Бросив окурок в форточку, Тоуко заложила руки за голову, выпрямила спину и с наслаждением потянулась так, что захрустели позвонки.

— Эх, знала я, что не нужно лезть не в свое дело. С ума сойти — даже сигареты стали противными на вкус.

Безусловно, такой долгий и тяжелый вздох мог родиться только в груди бесконечно уставшего от мира страдальца.

Лишь когда завершился обычный утренний обход, я поняла, что сегодня — уже двадцатое число. Это значит, что с момента, когда я очнулась, миновала целая неделя. Выздоровление шло гладко, и завтра меня обещали выписать. Да, уже завтра утром мне придется снять бинты, прикрывающие мои глаза.

Семь дней… неделя.

За это время ко мне почти ничего не вернулось.

Утраты же были столь велики, что я даже не была уверена — осталось ли мне хоть что-нибудь.

Родители и Акитака остались такими же, как раньше. Но как я ни старалась, я не могла увидеть и почувствовать в них никого, кроме незнакомцев, совершенно чужих людей. Весь мой мир — который был раньше так тонко и неосязаемо привычен — исчез. С этим невозможно было что-то поделать.
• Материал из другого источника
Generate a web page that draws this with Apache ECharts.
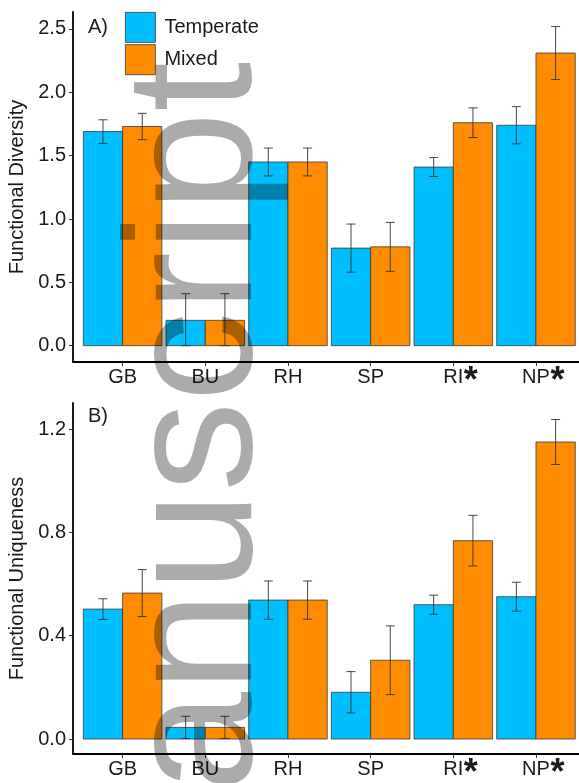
<!DOCTYPE html>
<html>
<head>
<meta charset="utf-8">
<script src="https://cdn.jsdelivr.net/npm/echarts@6/dist/echarts.min.js"></script>
<style>
html,body{margin:0;padding:0;background:#fff;}
#chart{width:579px;height:783px;}
</style>
</head>
<body>
<div id="chart"></div>
<script>
// ---- data ----
var categories = ['GB', 'BU', 'RH', 'SP', 'RI', 'NP'];
var significant = [false, false, false, false, true, true];
var seriesNames = ['Temperate', 'Mixed'];

var fdTemperate   = [1.69, 0.20, 1.45, 0.77, 1.41, 1.74];
var fdTemperateSE = [0.093, 0.21, 0.11, 0.19, 0.075, 0.147];
var fdMixed       = [1.73, 0.20, 1.45, 0.78, 1.76, 2.31];
var fdMixedSE     = [0.104, 0.21, 0.11, 0.193, 0.117, 0.209];

var fuTemperate   = [0.503, 0.045, 0.538, 0.181, 0.520, 0.551];
var fuTemperateSE = [0.040, 0.043, 0.074, 0.080, 0.037, 0.056];
var fuMixed       = [0.565, 0.045, 0.538, 0.305, 0.768, 1.150];
var fuMixedSE     = [0.091, 0.043, 0.074, 0.133, 0.098, 0.087];

var fdTicks = [0, 0.5, 1.0, 1.5, 2.0, 2.5];
var fuTicks = [0, 0.4, 0.8, 1.2];

var watermarkText = 'anuscript';

// ---- styles ----
var FONT = "'Liberation Sans', Arial, sans-serif";
var COLORS = ['#00BFFF', '#FF8C00'];
var BAR_W = 0.475;           // bar width in category units
var OFFSETS = [-BAR_W / 2, BAR_W / 2];
var CAP_PX = 9;

function pts(values, se) {
  return values.map(function (v, i) {
    return [i + 1, v, se ? se[i] : 0];
  });
}

function barSeries(name, idx, values, axisIdx) {
  return {
    type: 'custom',
    name: name,
    xAxisIndex: axisIdx, yAxisIndex: axisIdx,
    itemStyle: { color: COLORS[idx], borderColor: '#3a3a3a', borderWidth: 0.8 },
    data: pts(values),
    z: 2,
    renderItem: function (params, api) {
      var x = api.value(0) + OFFSETS[idx];
      var p0 = api.coord([x - BAR_W / 2, api.value(1)]);
      var p1 = api.coord([x + BAR_W / 2, 0]);
      return {
        type: 'rect',
        shape: { x: p0[0], y: p0[1], width: p1[0] - p0[0], height: p1[1] - p0[1] },
        style: { fill: COLORS[idx], stroke: '#3a3a3a', lineWidth: 0.8 }
      };
    }
  };
}

function errSeries(idx, values, se, axisIdx) {
  return {
    type: 'custom',
    xAxisIndex: axisIdx, yAxisIndex: axisIdx,
    data: pts(values, se),
    z: 3,
    silent: true,
    renderItem: function (params, api) {
      var x = api.value(0) + OFFSETS[idx];
      var v = api.value(1), e = api.value(2);
      var top = api.coord([x, v + e]);
      var bot = api.coord([x, Math.max(0, v - e)]);
      var st = { stroke: '#333', lineWidth: 1, opacity: 0.9 };
      return {
        type: 'group',
        children: [
          { type: 'line', shape: { x1: top[0], y1: top[1], x2: bot[0], y2: bot[1] }, style: st },
          { type: 'line', shape: { x1: top[0] - CAP_PX / 2, y1: top[1], x2: top[0] + CAP_PX / 2, y2: top[1] }, style: st },
          { type: 'line', shape: { x1: bot[0] - CAP_PX / 2, y1: bot[1], x2: bot[0] + CAP_PX / 2, y2: bot[1] }, style: st }
        ]
      };
    }
  };
}

function xAxisCfg(gridIndex) {
  var vals = categories.map(function (c, i) { return i + 1; });
  return {
    type: 'value', gridIndex: gridIndex, min: 0.4, max: 6.6,
    splitLine: { show: false },
    axisLine: { show: true, onZero: false, lineStyle: { color: '#000', width: 1.8 } },
    axisTick: { show: true, customValues: vals, length: 4, lineStyle: { color: '#333', width: 1 } },
    axisLabel: {
      customValues: vals,
      margin: 15.5,
      verticalAlign: 'middle',
      lineHeight: 38,
      color: '#1a1a1a',
      fontFamily: FONT, fontSize: 20,
      formatter: function (v) {
        var i = Math.round(v) - 1;
        if (i < 0 || i >= categories.length) return '';
        return significant[i] ? '{sp|}' + categories[i] + '{ast|*}' : categories[i];
      },
      rich: {
        sp: { width: 15, lineHeight: 38 },
        ast: { fontSize: 36, fontFamily: FONT, fontWeight: 'bold', color: '#1a1a1a', width: 15, lineHeight: 36, padding: [10, 0, 0, 0] }
      }
    }
  };
}

function yAxisCfg(gridIndex, min, max, ticks, name) {
  return {
    type: 'value', gridIndex: gridIndex, min: min, max: max,
    name: name, nameLocation: 'middle', nameGap: 37,
    nameTextStyle: { fontFamily: FONT, fontSize: 20, color: '#1a1a1a' },
    splitLine: { show: false },
    axisLine: { show: true, onZero: false, lineStyle: { color: '#000', width: 1.8 } },
    axisTick: { show: true, customValues: ticks, length: 4, lineStyle: { color: '#333', width: 1 } },
    axisLabel: {
      customValues: ticks, margin: 7, color: '#1a1a1a',
      fontFamily: FONT, fontSize: 20,
      formatter: function (v) { return v.toFixed(1); }
    }
  };
}

var chart = echarts.init(document.getElementById('chart'), null, { renderer: 'canvas' });

var option = {
  backgroundColor: '#fff',
  animation: false,
  grid: [
    { left: 73, top: 12, width: 512.6, height: 350, containLabel: false, outerBoundsMode: 'none' },
    { left: 73, top: 403, width: 512.6, height: 351, containLabel: false, outerBoundsMode: 'none' }
  ],
  xAxis: [xAxisCfg(0), xAxisCfg(1)],
  yAxis: [
    yAxisCfg(0, -0.129, 2.634, fdTicks, 'Functional Diversity'),
    yAxisCfg(1, -0.058, 1.301, fuTicks, 'Functional Uniqueness')
  ],
  legend: {
    orient: 'vertical', left: 125, top: 12, padding: 0,
    itemWidth: 30, itemHeight: 30, itemGap: 1.5,
    icon: 'rect',
    textStyle: { fontFamily: FONT, fontSize: 20, color: '#1a1a1a', padding: [0, 0, 0, 4] },
    data: [
      { name: seriesNames[0], itemStyle: { color: COLORS[0], borderColor: '#3a3a3a', borderWidth: 0.8 } },
      { name: seriesNames[1], itemStyle: { color: COLORS[1], borderColor: '#3a3a3a', borderWidth: 0.8 } }
    ]
  },
  graphic: [
    { type: 'text', left: 88, top: 17, style: { text: 'A)', font: '20px ' + FONT, fill: '#1a1a1a' } },
    { type: 'text', left: 88, top: 406, style: { text: 'B)', font: '20px ' + FONT, fill: '#1a1a1a' } },
    {
      type: 'text', x: 111, y: 792, rotation: Math.PI / 2, z: 100, silent: true,
      style: {
        text: watermarkText, font: '180px ' + FONT, fill: '#000', opacity: 0.33,
        textAlign: 'left', verticalAlign: 'top'
      }
    }
  ],
  series: [
    barSeries(seriesNames[0], 0, fdTemperate, 0),
    barSeries(seriesNames[1], 1, fdMixed, 0),
    errSeries(0, fdTemperate, fdTemperateSE, 0),
    errSeries(1, fdMixed, fdMixedSE, 0),
    barSeries(seriesNames[0], 0, fuTemperate, 1),
    barSeries(seriesNames[1], 1, fuMixed, 1),
    errSeries(0, fuTemperate, fuTemperateSE, 1),
    errSeries(1, fuMixed, fuMixedSE, 1)
  ]
};
chart.setOption(option);
</script>
</body>
</html>
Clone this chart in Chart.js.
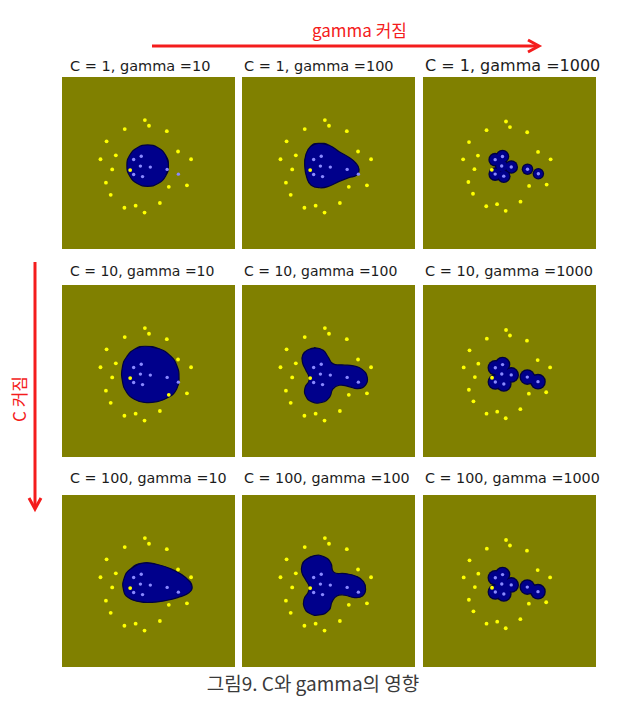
<!DOCTYPE html>
<html>
<head>
<meta charset="utf-8">
<script src="https://cdn.jsdelivr.net/npm/chart.js@4.4.0/dist/chart.umd.min.js"></script>
<style>
body { margin: 0; background: #fff; width: 643px; height: 713px; position: relative; overflow: hidden;
       font-family: "DejaVu Sans", "Noto Sans CJK KR", sans-serif; }
.panel { position: absolute; background: #808000; }
.title { position: absolute; color: #1c1c1c; white-space: nowrap; line-height: 18px; }
.red { position: absolute; color: #f41c1c; font-family: "Noto Sans CJK KR", sans-serif; font-size: 17px; white-space: nowrap; line-height: 20px; }
.caption { position: absolute; left: 0; width: 626px; top: 671px; text-align: center; font-size: 19px; color: #3a3a3a;
           font-family: "Noto Sans CJK KR", sans-serif; line-height: 24px; }
</style>
</head>
<body>
<svg width="643" height="713" style="position:absolute;left:0;top:0">
  <line x1="152" y1="46" x2="536" y2="46" stroke="#f41c1c" stroke-width="3"/>
  <polyline points="528,40 539,46 528,52" fill="none" stroke="#f41c1c" stroke-width="3"/>
  <line x1="35" y1="262" x2="35" y2="507" stroke="#f41c1c" stroke-width="3"/>
  <polyline points="29,498 35,509 41,498" fill="none" stroke="#f41c1c" stroke-width="3"/>
</svg>
<div class="red" style="left:312px;top:20px">gamma 커짐</div>
<div class="red" style="left:-8px;top:385px;transform:rotate(-90deg);transform-origin:27px 10px">C 커짐</div>
<div class="caption">그림9. C와 gamma의 영향</div>

<script>
// grid of panels: rows = C, columns = gamma
const cValues = [1, 10, 100];
const gammaValues = [10, 100, 1000];

// training points, panel coordinates 0..100 (x right, y up)
const yellowX = [47.8, 50.3, 35.6, 61.1, 24.6, 67.9, 30.2, 20.9, 75.8, 28.0, 38.9, 62.3, 73.3, 24.2, 27.1, 56.9, 42.2, 35.4, 47.6];
const yellowY = [76.2, 72.7, 70.7, 69.4, 63.2, 57.0, 54.7, 52.3, 52.3, 46.1, 45.7, 35.5, 36.4, 38.0, 30.6, 25.6, 24.0, 22.7, 19.8];
const blueX = [45.6, 41.0, 45.1, 51.1, 61.3, 41.0, 46.4, 68.1];
const blueY = [54.1, 52.1, 48.1, 47.5, 46.1, 43.0, 41.7, 43.2];

// decision region outlines
const regionC1G10 = [[62.1,48.4],[60.4,54.7],[55.8,59.3],[49.5,61.0],[43.2,59.3],[38.6,54.7],[36.9,48.4],
  [38.6,42.1],[43.2,37.5],[49.5,35.8],[55.8,37.5],[60.4,42.1]];
const regionC1G100 = [[43.9,62.0],[50.7,60.7],[56.5,56.8],[62.3,53.5],[66.5,50.0],[68.5,46.1],[67.1,42.6],
  [62.3,41.1],[56.5,38.8],[50.7,36.0],[44.9,34.9],[39.5,36.4],[36.8,41.3],[35.6,48.1],[36.2,54.8],[39.1,60.1]];
const regionC10G10 = [[47.8,65.1],[56.5,63.6],[63.2,59.3],[67.1,53.5],[68.5,45.7],[67.1,39.0],[62.3,34.1],
  [54.5,31.2],[47.8,30.8],[41.4,32.8],[36.8,37.0],[34.2,43.8],[34.2,52.5],[36.8,58.7],[42.0,63.6]];
const regionC10G100 = [[37.1,62.6],[42.0,64.1],[46.8,62.6],[49.7,58.7],[52.6,54.5],[58.4,53.7],[65.2,53.1],
  [70.4,51.0],[73.5,46.1],[72.3,41.3],[67.7,39.3],[62.3,40.5],[56.5,41.3],[52.6,39.0],[50.7,34.1],[45.8,30.8],
  [40.0,31.2],[36.2,34.7],[35.8,39.9],[38.1,43.8],[38.1,46.7],[36.2,50.6],[34.2,55.4],[34.4,59.9]];
const regionC100G10 = [[46.4,60.9],[56.1,59.9],[64.8,56.8],[72.5,52.1],[76.4,46.7],[74.5,42.8],[67.7,39.9],
  [60.0,38.0],[52.2,37.0],[44.5,37.4],[37.7,39.9],[34.8,44.8],[35.2,51.6],[38.7,57.0]];
const regionC100G100 = [[35.8,62.6],[41.6,65.5],[47.4,64.7],[51.3,61.2],[53.2,55.4],[60.0,54.5],[66.7,52.9],
  [71.2,49.6],[72.5,44.8],[70.6,40.9],[65.8,39.9],[60.0,41.3],[55.1,40.9],[52.2,37.4],[50.3,32.2],[44.5,29.3],
  [38.7,30.2],[35.2,34.1],[35.2,39.0],[37.7,43.2],[38.3,46.7],[36.2,50.6],[33.8,55.4],[34.0,59.9]];

const regions = [
  [regionC1G10, regionC1G100, null],
  [regionC10G10, regionC10G100, null],
  [regionC100G10, regionC100G100, null]
];

// layout
const colLeft = [62, 242, 423];
const rowTop = [77, 285, 495];
const titleLeft = [70, 244, 425];
const titleTop = [57, 262, 469];
const titleSize = [[14.5, 14.5, 16], [14, 14, 14.5], [14.3, 14.3, 14.3]];
const PW = 173, PH = 172;

const NAVY = '#00008b', EDGE = '#000040';

function pts(xs, ys) { return xs.map((x, i) => ({ x: x, y: ys[i] })); }
// wrap the outline so the smoothed curve has no corner where it closes
function closed(poly) {
  const n = poly.length;
  const seq = [poly[n - 1]].concat(poly, [poly[0], poly[1]]);
  return seq.map(d => ({ x: d[0], y: d[1] }));
}

function buildDatasets(row, col) {
  const ds = [
    { data: pts(blueX, blueY), pointRadius: 1.7, pointBackgroundColor: '#8a8aff', pointBorderWidth: 0, order: 0 },
    { data: pts(yellowX, yellowY), pointRadius: 1.9, pointBackgroundColor: '#ffff00', pointBorderWidth: 0, order: 1 }
  ];
  const poly = regions[row][col];
  if (poly) {
    ds.push({ data: closed(poly), showLine: true, fill: 'shape', tension: 0.5, pointRadius: 0,
      backgroundColor: NAVY, borderColor: EDGE, borderWidth: 1.2, order: 3 });
  } else {
    // gamma = 1000: small blobs around each support vector
    const inner = row === 0 ? 5.5 : 6.5;
    const outer = row === 0 ? 4.5 : 6.5;
    const rad = ctx => (ctx.dataIndex === 4 || ctx.dataIndex === 7) ? outer : inner;
    ds.push({ data: pts(blueX, blueY), pointRadius: rad, pointBackgroundColor: NAVY, pointBorderWidth: 0, order: 3 });
    ds.push({ data: pts(blueX, blueY), pointRadius: ctx => rad(ctx) + 1.3, pointBackgroundColor: EDGE, pointBorderWidth: 0, order: 6 });
    if (row > 0) {
      const neck = [{ x: blueX[4], y: blueY[4] }, { x: blueX[7], y: blueY[7] }];
      ds.push({ data: neck, showLine: true, pointRadius: 0, borderColor: NAVY, borderWidth: 8, order: 4 });
      ds.push({ data: neck, showLine: true, pointRadius: 0, borderColor: EDGE, borderWidth: 10.5, order: 7 });
    }
  }
  return ds;
}

cValues.forEach((c, row) => {
  gammaValues.forEach((g, col) => {
    const t = document.createElement('div');
    t.className = 'title';
    t.style.left = titleLeft[col] + 'px';
    t.style.top = titleTop[row] + 'px';
    t.style.fontSize = titleSize[row][col] + 'px';
    t.textContent = 'C = ' + c + ', gamma =' + g;
    document.body.appendChild(t);

    const cv = document.createElement('canvas');
    cv.className = 'panel';
    cv.width = PW; cv.height = PH;
    cv.style.left = colLeft[col] + 'px';
    cv.style.top = rowTop[row] + 'px';
    document.body.appendChild(cv);

    new Chart(cv, {
      type: 'scatter',
      data: { datasets: buildDatasets(row, col) },
      options: {
        responsive: false,
        animation: false,
        layout: { padding: 0 },
        plugins: { legend: { display: false }, tooltip: { enabled: false } },
        scales: {
          x: { type: 'linear', min: 0, max: 100, display: false },
          y: { type: 'linear', min: 0, max: 100, display: false }
        }
      }
    });
  });
});
</script>
</body>
</html>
Нет, я знала — мир был не виноват. Изменился не он, изменилась я сама. Та, которую все называли Рёги Шики.

На ощупь поднеся пальцы к забинтованным глазницам, я осторожно коснулась шероховатой ткани.

Единственное, что я получила взамен бесчисленных утрат.

Мое тело, испытавшее два года смертной пустоты, было все еще живым. Но оно изменилось, мутировало так, что глаза оказались способны воспринимать изначальную, глубинную форму мира. Форму, не предназначенную для людей.

Первое, что бросилось в глаза, когда я подняла веки, возвращаясь из комы в человеческий мир, было не озабоченное лицо медсестрички, бросившейся ко мне. Нет, это была линия, перехватившая ее горло. Люди, стены, даже сам воздух… все исчерчивали хирургически тонкие, но отчетливые линии. Они дрожали и двигались, смещаясь с места на место. Они наполняли меня безотчетным ужасом. Осознание того, что в любой момент из этих пульсирующих линий, первичных космических швов на меня может ринуться смерть, поглотить, втянуть в себя, заставило меня сжаться в комок. Перед глазами вспыхнуло жуткое видение — бегущая ко мне медсестра вдруг развалилась на части, начиная со шва, пересекающего ее тонкое горло — в бесформенную груду, в кровавый хлам.

Осознание того, что именно означают эти линии, подняло мои руки к глазницам. Я давила, давила, давила — не видеть ничего, избавиться, освободиться…

Но руки, ослабшие и за два года комы, подвели. Едва не атрофировавшиеся мускулы вызывали жестокую резь при простой попытке сжать пальцы — но я все равно из всех сил пыталась выдавить глаза, пока — к счастью или к несчастью — мои руки не перехватили влетевшие в палату врачи. Когда беготня и суматоха поутихли, консилиум докторов пришел к заключению, что то был спонтанный приступ паранойи, вызванный затуманенным после комы рассудком. Найдя устраивающее всех объяснение, врачи успокоились и не донимали меня вопросами, почему мне вдруг пришло в голову выдавить себе глаза.